Oh, me, I moaned to myself. Then, “Uh, well, yes, ma’am, there was, but it was none of my doing.” Clyde, I thought, that sorry thing just had to tattle.
“That’s neither here nor there. According to your lease, that sort of carrying-on gives me cause to evict you, but Hazel Marie thinks you deserve another chance.” She didn’t even give me a chance to tell her I’d been an innocent bystander. I gripped the phone so tight that my hand was shaking, wanting to let her have it. But she went on without a thought to my feelings. “We’ve been talking this morning, and I’ve come up with a proposition for you. I’d like you to drop by my house sometime today so we can discuss it.”
What kind of proposition could she propose? I didn’t have time to find out, today of all days. On the other hand, I couldn’t afford to antagonize the old biddy. I needed my trailer in her park until I was legal and safe as Mr. Howard’s wife. My mind was going ninety miles an hour, recalling that she’d known Mr. Howard for years—people in their income bracket stick together—and I knew she wouldn’t approve of our plans for a minute. I had to keep her thinking I’d be up a creek if she evicted me.
But what I wanted to do was tell her to take her trailer park and stick it where the sun didn’t shine.
Instead, I said, “Why, yes, ma’am, I think I can make it. I have to be in Abbotsville this morning, anyway, so
I’ll swing by in a couple of hours.”
I hung up the phone, wondering what in the world she could want. I’d just have to grit my teeth and go see. Looking around my trailer once more, I picked up my laundry and hiked the chain of my purse on my shoulder, mentally squeezing a stop at Mrs. Springer’s house between numbers 7 and 8 on my long list of things to do. I hated to leave the trailer with a broken lock, which I’d forgotten to put on my list, but I had no choice.
After throwing the dirty clothes in the backseat of the car and checking the time, I walked across the crumbling asphalt that divided the two rows of trailers. Picking my way across the yard and stepping around plastic tricycles, rubber balls, an overturned lawn chair, and an empty Pampers box, I knocked on the door of Jennie’s double-wide.
“Come on in, whoever it is,” she yelled.
I stuck my head in, saying, “It’s just me. Are you up?”

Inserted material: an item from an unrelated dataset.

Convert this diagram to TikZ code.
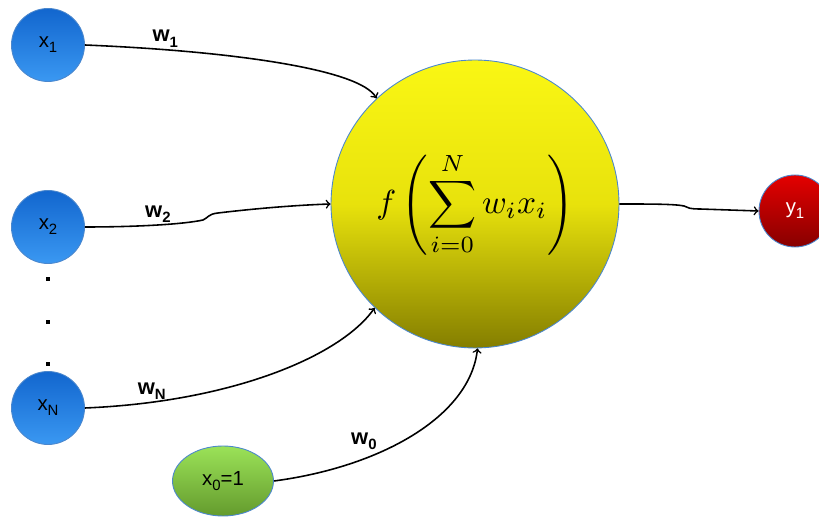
\documentclass[tikz,border=0pt]{standalone}
\usepackage{fontspec}
\setsansfont{Liberation Sans}
\usetikzlibrary{shapes.geometric}

\definecolor{inputtop}{RGB}{18,102,206}
\definecolor{inputbot}{RGB}{58,152,242}
\definecolor{sumtop}{RGB}{250,247,20}
\definecolor{summid}{RGB}{232,226,12}
\definecolor{sumbot}{RGB}{132,126,0}
\definecolor{outtop}{RGB}{228,0,0}
\definecolor{outbot}{RGB}{135,0,0}
\definecolor{biastop}{RGB}{155,226,88}
\definecolor{biasbot}{RGB}{100,155,45}
\definecolor{rim}{RGB}{75,135,205}

\newcommand{\lowsub}[1]{\raisebox{-0.45ex}{\fontsize{8.5}{9}\selectfont #1}}

\tikzset{
  neuron/.style={circle, draw=rim, line width=0.5pt, inner sep=0pt,
    font=\sffamily\fontsize{11.6}{12}\selectfont},
  input/.style={neuron, top color=inputtop, bottom color=inputbot, minimum size=1.46cm},
  output/.style={neuron, top color=outtop, bottom color=outbot, minimum size=1.44cm, text=white},
  bias/.style={ellipse, draw=rim, line width=0.5pt, inner sep=0pt,
    top color=biastop, bottom color=biasbot, minimum width=2.02cm, minimum height=1.4cm,
    font=\sffamily\fontsize{11.6}{12}\selectfont},
  % middle color last, bottom color would reset it
  summer/.style={circle, draw=rim, line width=0.5pt, inner sep=0pt,
    top color=sumtop, bottom color=sumbot, middle color=summid, minimum size=5.76cm},
  wire/.style={->, line width=0.9pt},
  weight/.style={font=\sffamily\bfseries\fontsize{12.5}{13}\selectfont, inner sep=1pt}
}

\begin{document}
\begin{tikzpicture}[x=0.02cm, y=0.02cm]
\useasboundingbox (0,0) rectangle (819,517);

% neurons
\node[input] (x1) at (48,472) {x\lowsub{1}};
\node[input] (x2) at (48,290) {x\lowsub{2}};
\node[input] (xN) at (48,109) {x\lowsub{N}};
\node[bias] (x0) at (223,36) {x\lowsub{0}=1};
\node[summer] (sum) at (475,313)
  {\scalebox{1.9}{$\displaystyle f\left(\sum_{i=0}^{N} w_i x_i\right)$}};
\node[output] (y1) at (795,306) {y\lowsub{1}};

% dots between x2 and xN
\foreach \y in {238,195,153}
  \fill (46,\y-2) rectangle (50,\y+2);

% weighted inputs
\draw[wire] (x1.east) .. controls (230,466) and (360,448) .. (sum.133)
  node[pos=0.19,above,weight] {w\lowsub{1}};
\draw[wire] (x2.east) .. controls (140,290) and (185,293) .. (203,297)
  node[pos=0.5,above,weight] {w\lowsub{2}}
  .. controls (208,299) and (208,303) .. (218,304)
  .. controls (260,309) and (300,312) .. (sum.west);
\draw[wire] (xN.east) .. controls (230,115) and (340,160) .. (sum.226)
  node[pos=0.16,above,weight] {w\lowsub{N}};
\draw[wire] (x0.east) .. controls (380,50) and (470,100) .. (sum.271)
  node[pos=0.36,above left,weight] {w\lowsub{0}};

% output
\draw[wire] (sum.east) .. controls (650,313) and (675,313) .. (684,311)
  .. controls (688,309) and (690,308) .. (700,308) -- (y1.west);

\end{tikzpicture}
\end{document}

“Lord, yes,” Jennie said, walking out from a bedroom, a cigarette and a coffee mug in one hand, and a Cosmo magazine in the other. She had on a seersucker robe that came to her knees over a long nightgown with the hem out.
Jennie was about my age, but after four kids she didn’t look it. She’d put on weight with each baby before she’d had a chance to lose what she’d put on from the previous one. Her hair hadn’t been combed, but from the state of her kitchen with dishes piled up and cereal spilled on the counter and the floor, I could see why. Two kids in underpants lay on the floor, glued to the television, and I could hear the other two somewhere in the back, jumping up and down on a bed.
“Come on in, hon, and have a seat.” Jennie waved at a chair. “I swear, every morning about this time I’m about ready to beat the hell outta these young ’uns.”
She flopped down on the daybed she used as a couch, reached over, turned off the television, and swatted the backside of a child who screamed that he was watching Nickelodeon. “Go get dressed,” she screamed back. Then lifting her voice even more, she yelled at another child in the back of the trailer, “If I have to come in there, you’ll be sorry.” Then, smiling at me, she said, “Don’t you look nice. Take a load off and tell me all about last night.”